To help guide the movement of the upper wheels 52A through 52B, prevent tipping of the movable racks 26A through 26I and to prevent access to the upper wheels 52A through 52D, U-shaped guide brackets 70A through 70D are provided for each of the upper wheels 52A through 52D. Each of the U-shaped guide brackets includes a cross piece located below the upper wheels 52A through 52D and two arms 72 which extend ahead of and behind each of the upper wheels 52A through 52D.
As shown in FIG. 4, the rear arm 72 is shown in dotted lines extending into the space 68 defined by the U-shaped guide rail 66A, as is also shown in FIG. 3. The arms 72 will prevent tipping of the movable racks by contacting of the arms 72 against the guide rail in the event of application of excessive force to the movable rack.
As shown in FIG. 3, the amount of extension of the arm 72 of the U-shaped guide bracket away from the respective upper wheels 52A through 52D is only slight. The forward extension of the arm 72 from the movable rack 26A is, in the embodiment shown in FIG. 3, sufficient to prevent contact of tires in an adjacent movable rack, for example, rack 26B, from contacting the tires in rack 26A. The contacting of the tires is avoided by the respective engagement of the arms 72 of the adjacent movable racks.

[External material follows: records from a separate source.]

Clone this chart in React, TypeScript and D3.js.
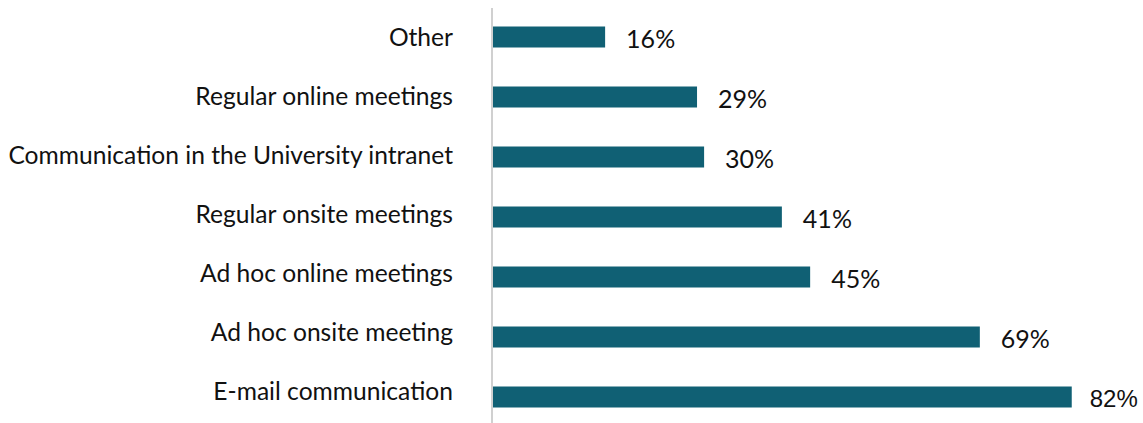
import React from "react";
import * as d3 from "d3";

const categories = [
  "Other",
  "Regular online meetings",
  "Communication in the University intranet",
  "Regular onsite meetings",
  "Ad hoc online meetings",
  "Ad hoc onsite meeting",
  "E-mail communication",
];
const values = [16, 29, 30, 41, 45, 69, 82];

export default function App() {
  const W = 1143;
  const H = 423;
  const x0 = 492;
  const x = d3.scaleLinear().domain([0, 100]).range([x0, x0 + 707]);
  const y = d3.scaleBand<string>().domain(categories).range([7, 427]).paddingInner(0.65).paddingOuter(0.325);
  const yLabel = d3.scalePoint<string>().domain(categories).range([37, 391]);
  return (
    <svg width={W} height={H} style={{ position: "absolute", left: 0, top: 0 }}>
      <rect width={W} height={H} fill="#fff" />
      <line x1={x0} x2={x0} y1={8} y2={H} stroke="#d0d0d0" strokeWidth={2} />
      {categories.map((c, i) => {
        const yy = y(c)!;
        const bw = y.bandwidth();
        const last = i === categories.length - 1;
        return (
          <g key={c}>
            <rect x={x0 + 1} y={yy} width={x(values[i]) - x0 - 1} height={bw} fill="#106074" />
            <text
              x={x0 - 39}
              y={yLabel(c)!}
              dy="0.36em"
              textAnchor="end"
              fontFamily="Lato"
              fontSize={24.6}
              fill="#111"
            >
              {c}
            </text>
            <text
              x={x(values[i]) + (last ? 18 : 21)}
              y={yy + bw / 2 + 1.5}
              dy="0.36em"
              fontFamily={last ? "Liberation Sans" : "Lato"}
              fontSize={last ? 24 : 25}
              fill="#111"
            >
              {values[i]}%
            </text>
          </g>
        );
      })}
    </svg>
  );
}
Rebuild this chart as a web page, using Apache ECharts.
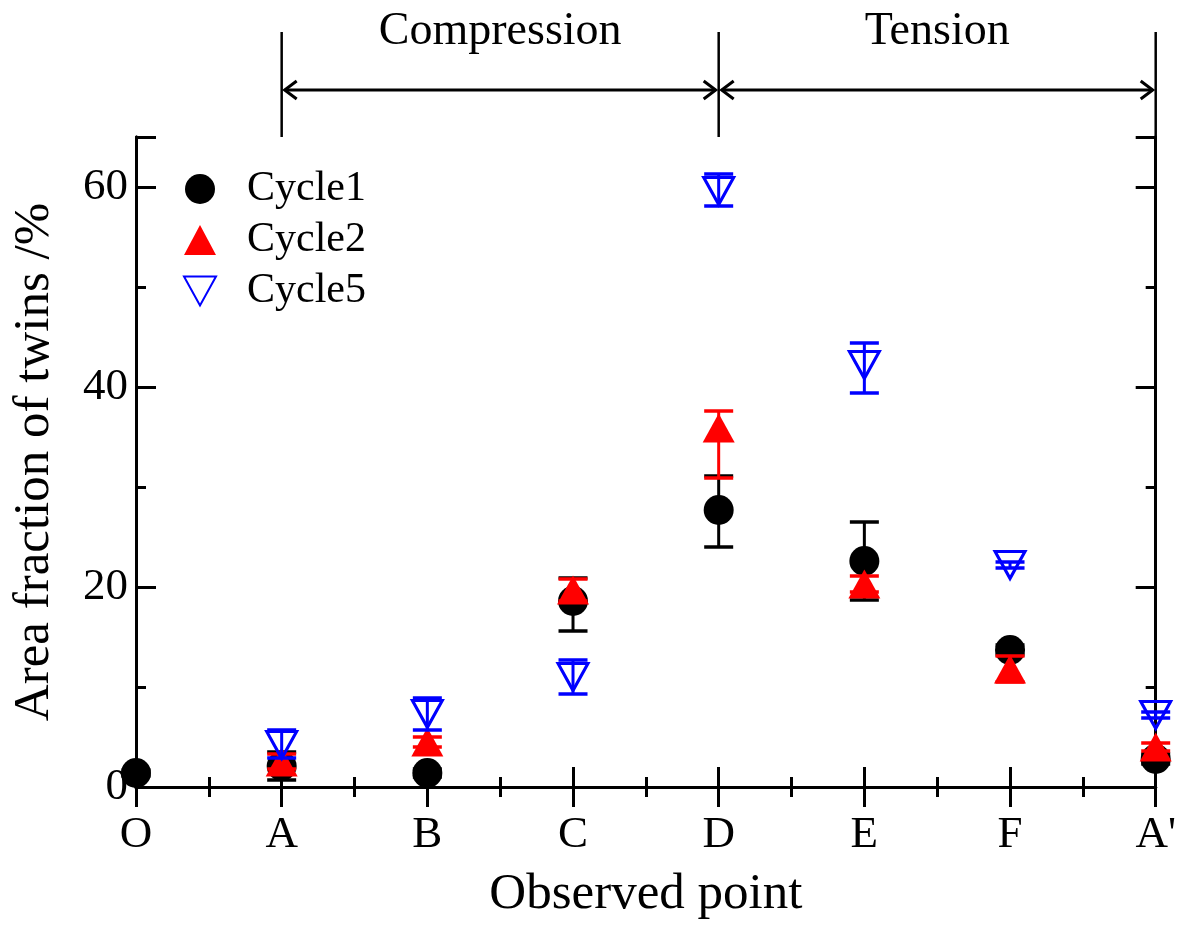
<!DOCTYPE html>
<html>
<head>
<meta charset="utf-8">
<script src="https://cdn.jsdelivr.net/npm/echarts@6/dist/echarts.min.js"></script>
<style>
  html, body { margin: 0; padding: 0; background: #ffffff; }
  #chart { width: 1179px; height: 925px; }
</style>
</head>
<body>
<div id="chart"></div>
<script>
// Observed points along the loading path
const categories = ['O', 'A', 'B', 'C', 'D', 'E', 'F', "A'"];

// Area fraction of twins (%) with error-bar bounds, per cycle
const cycle1Values = [1.4, 2.1, 1.4, 18.6, 27.7, 22.6, 13.7, 2.8];
const cycle1Low    = [1.1, 0.7, 1.0, 15.6, 24.0, 18.7, 13.2, 2.3];
const cycle1High   = [1.7, 3.5, 1.8, 20.9, 31.1, 26.5, 14.2, 3.3];

const cycle2Values = [null, 2.5, 4.5, 19.7, 35.9, 20.3, 11.8, 4.0];
const cycle2Low    = [null, 1.8, 4.0, 18.6, 30.9, 19.5, 10.5, 3.6];
const cycle2High   = [null, 3.3, 5.0, 20.8, 37.6, 21.1, 13.1, 4.4];

const cycle5Values = [null, 4.2, 7.3, 11.0, 59.6, 42.2, 22.2, 7.2];
const cycle5Low    = [null, 2.9, 5.7, 9.3, 58.1, 39.4, 21.9, 6.9];
const cycle5High   = [null, 5.7, 8.9, 12.7, 61.3, 44.4, 22.5, 7.5];

// Y-axis tick labels
const yTickLabels = [0, 20, 40, 60];

// Loading phases marked above the plot
const phases = [
  { label: 'Compression', from: 'A', to: 'D' },
  { label: 'Tension', from: 'D', to: "A'" }
];

const FONT = '"Liberation Serif", "Times New Roman", serif';
const DOWN_TRIANGLE = 'path://M0,0L32,0L16,29Z';
const chart = echarts.init(document.getElementById('chart'), null, { renderer: 'canvas' });

function points(values) {
  const out = [];
  values.forEach((v, i) => { if (v != null) out.push([i, v]); });
  return out;
}
function bounds(low, high) {
  const out = [];
  low.forEach((l, i) => { if (l != null) out.push([i, l, high[i]]); });
  return out;
}

function errorBars(name, low, high, color, z) {
  return {
    type: 'custom',
    name: name,
    z: z,
    silent: true,
    encode: { x: 0, y: [1, 2] },
    data: bounds(low, high),
    renderItem: function (params, api) {
      const x = api.value(0);
      const pLo = api.coord([x, api.value(1)]);
      const pHi = api.coord([x, api.value(2)]);
      const half = 14.5;
      return {
        type: 'group',
        children: [
          { type: 'line', shape: { x1: pLo[0], y1: pLo[1], x2: pHi[0], y2: pHi[1] },
            style: { stroke: color, lineWidth: 3 } },
          { type: 'line', shape: { x1: pHi[0] - half, y1: pHi[1], x2: pHi[0] + half, y2: pHi[1] },
            style: { stroke: color, lineWidth: 3.5 } },
          { type: 'line', shape: { x1: pLo[0] - half, y1: pLo[1], x2: pLo[0] + half, y2: pLo[1] },
            style: { stroke: color, lineWidth: 3.5 } }
        ]
      };
    }
  };
}

const axisLine = { show: true, lineStyle: { color: '#000', width: 3 } };

function xAxisDef(position, withLabels) {
  return {
    type: 'value',
    position: position,
    min: 0,
    max: categories.length - 1,
    interval: 1,
    axisLine: axisLine,
    axisTick: { show: true, inside: true, length: 20, lineStyle: { color: '#000', width: 3 } },
    minorTick: { show: true, splitNumber: 2, length: 10, lineStyle: { color: '#000', width: 3 } },
    splitLine: { show: false },
    axisLabel: withLabels ? {
      show: true, margin: 26, color: '#000', fontFamily: FONT, fontSize: 45,
      formatter: v => categories[Math.round(v)]
    } : { show: false },
    name: withLabels ? 'Observed point' : '',
    nameLocation: 'middle',
    nameGap: 82,
    nameTextStyle: { color: '#000', fontFamily: FONT, fontSize: 51 }
  };
}

function yAxisDef(position, interval, tickLen, withLabels) {
  return {
    type: 'value',
    position: position,
    min: 0,
    max: 65,
    interval: interval,
    axisLine: axisLine,
    axisTick: { show: true, inside: true, length: tickLen, lineStyle: { color: '#000', width: 3 } },
    splitLine: { show: false },
    axisLabel: withLabels ? {
      show: true, margin: 8, color: '#000', fontFamily: FONT, fontSize: 45,
      formatter: v => (yTickLabels.indexOf(v) >= 0 ? String(v) : '')
    } : { show: false },
    name: withLabels ? 'Area fraction of twins /%' : '',
    nameLocation: 'middle',
    nameGap: 76,
    nameTextStyle: { color: '#000', fontFamily: FONT, fontSize: 51 }
  };
}

const option = {
  backgroundColor: '#ffffff',
  animation: false,
  grid: { left: 136, right: 21, top: 137, bottom: 138, containLabel: false },
  xAxis: [xAxisDef('bottom', true), xAxisDef('top', false)],
  yAxis: [
    yAxisDef('left', 20, 20, true),
    yAxisDef('left', 10, 10, false),
    yAxisDef('right', 20, 20, false),
    yAxisDef('right', 10, 10, false)
  ],
  legend: {
    data: ['Cycle1', 'Cycle2', 'Cycle5'],
    orient: 'vertical',
    left: 178,
    top: 163,
    itemWidth: 32,
    itemHeight: 30,
    itemGap: 9,
    selectedMode: false,
    textStyle: { color: '#000', fontFamily: FONT, fontSize: 42, padding: [0, 0, 0, 26] }
  },
  series: [
    errorBars('Cycle1 error', cycle1Low, cycle1High, '#000000', 2),
    {
      type: 'scatter', name: 'Cycle1', z: 3, clip: false,
      symbol: 'circle', symbolSize: 30, symbolKeepAspect: true,
      itemStyle: { color: '#000000', opacity: 1 },
      data: points(cycle1Values)
    },
    errorBars('Cycle2 error', cycle2Low, cycle2High, '#ff0000', 4),
    {
      type: 'scatter', name: 'Cycle2', z: 5, clip: false,
      symbol: 'triangle', symbolSize: [32, 29],
      itemStyle: { color: '#ff0000', opacity: 1 },
      data: points(cycle2Values)
    },
    errorBars('Cycle5 error', cycle5Low, cycle5High, '#0000ff', 6),
    {
      type: 'scatter', name: 'Cycle5', z: 7, clip: false,
      symbol: DOWN_TRIANGLE, symbolSize: [30, 27],
      itemStyle: { color: 'transparent', borderColor: '#0000ff', borderWidth: 3, opacity: 1 },
      data: points(cycle5Values)
    }
  ]
};

chart.setOption(option);

// Phase brackets above the plot: boundary lines, double arrows and titles
const yTop = chart.convertToPixel({ yAxisIndex: 0 }, 65);
const arrowY = 90;
const lineTop = 32;
const graphics = [];
const boundaryDone = {};
function boundary(x) {
  const key = Math.round(x);
  if (boundaryDone[key]) return;
  boundaryDone[key] = true;
  graphics.push({ type: 'line', shape: { x1: x, y1: lineTop, x2: x, y2: yTop },
    style: { stroke: '#000', lineWidth: 2.5 }, z: 10 });
}
function chevron(tipX, dir) {
  graphics.push({ type: 'polyline',
    shape: { points: [[tipX + dir * 12, arrowY - 9], [tipX, arrowY], [tipX + dir * 12, arrowY + 9]] },
    style: { stroke: '#000', lineWidth: 3, fill: null }, z: 10 });
}
phases.forEach(p => {
  const x0 = chart.convertToPixel({ xAxisIndex: 0 }, categories.indexOf(p.from));
  const x1 = chart.convertToPixel({ xAxisIndex: 0 }, categories.indexOf(p.to));
  boundary(x0);
  boundary(x1);
  const a = x0 + 3, b = x1 - 3;
  graphics.push({ type: 'line', shape: { x1: a, y1: arrowY, x2: b, y2: arrowY },
    style: { stroke: '#000', lineWidth: 3 }, z: 10 });
  chevron(a, 1);
  chevron(b, -1);
  graphics.push({ type: 'text', x: (x0 + x1) / 2, y: 32, z: 10,
    style: { text: p.label, fill: '#000', font: '46px ' + FONT, align: 'center', verticalAlign: 'middle' } });
});
chart.setOption({ graphic: graphics });
</script>
</body>
</html>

For movement of each movable rack, each rack may be grabbed by the hands of an operator along the vertically extending struts 40A, 40B and shifted to the left or to the right. Alternatively, a handle 74 may be placed on each rack for gripping and movement of the rack from a side of the rack inbetween adjacent racks.
In an alternate arrangement as shown in FIG. 8, where space considerations are not of primary importance or where a greater space between adjacent movable racks is desired, the U-shaped bracket 76 may have an arm 78 projecting ahead of a movable rack 80 so as to encounter a U-shaped guide bracket 82 having an arm 84 contacting the arm 78. As can be seen in this Figure, the space between the racks 80, 86 is substantially greater than the space shown for example shown between racks 26A and 26B of FIG. 1. In FIG. 8, space 88 is thereby created into which an operator may walk to retrieve a particular sized tire.
In FIGS. 9 through 13, an alternate arrangement is shown for moving a plurality of movable racks between two opposed stationary racks. In this embodiment, the lower wheel assemblies are the same. However, for guiding the movable racks, a solid guide rod or bar 100 extends between two opposed stationary racks 102, 104.
As shown in FIG. 9, the rod 100 extends across the upper end of each of the movable racks whereas in FIG. 12, the rod 100 extends along a side of the movable racks. In both FIGS. 9 and 12, a plurality of rectangular plates 102, 106 are located at the top struts. Secured to the plates 106 is a hollow tube or sleeve 108.
As shown in cross section in FIG. 11, a gap between the rod 100 and tube 108 includes a lubricating layer 110 to help in sliding of the rod within the tube. This facilitates the guiding of the movable racks in a straight direction as guided by the rod 100.
A particular length of plates 102, 106 helps define a spacing between adjacent contacting racks. When a leading edge of plates 102, 106 on adjacent racks encounter each other, the racks are prevented from further movement towards each other. The length of the plate 102, 106 will be determined dependent upon space considerations and tire diameters to always maintain at least a two inch gap adjacent racks when filled with tires.
The foregoing description should be considered as illustrative only of the principles of the invention. Since numerous modifications and changes will readily occur to those skilled in the art, it is not desired to limit the invention to the exact construction and operation shown and described, and, accordingly, all suitable modifications and equivalents may be resorted to, falling within the scope of the invention.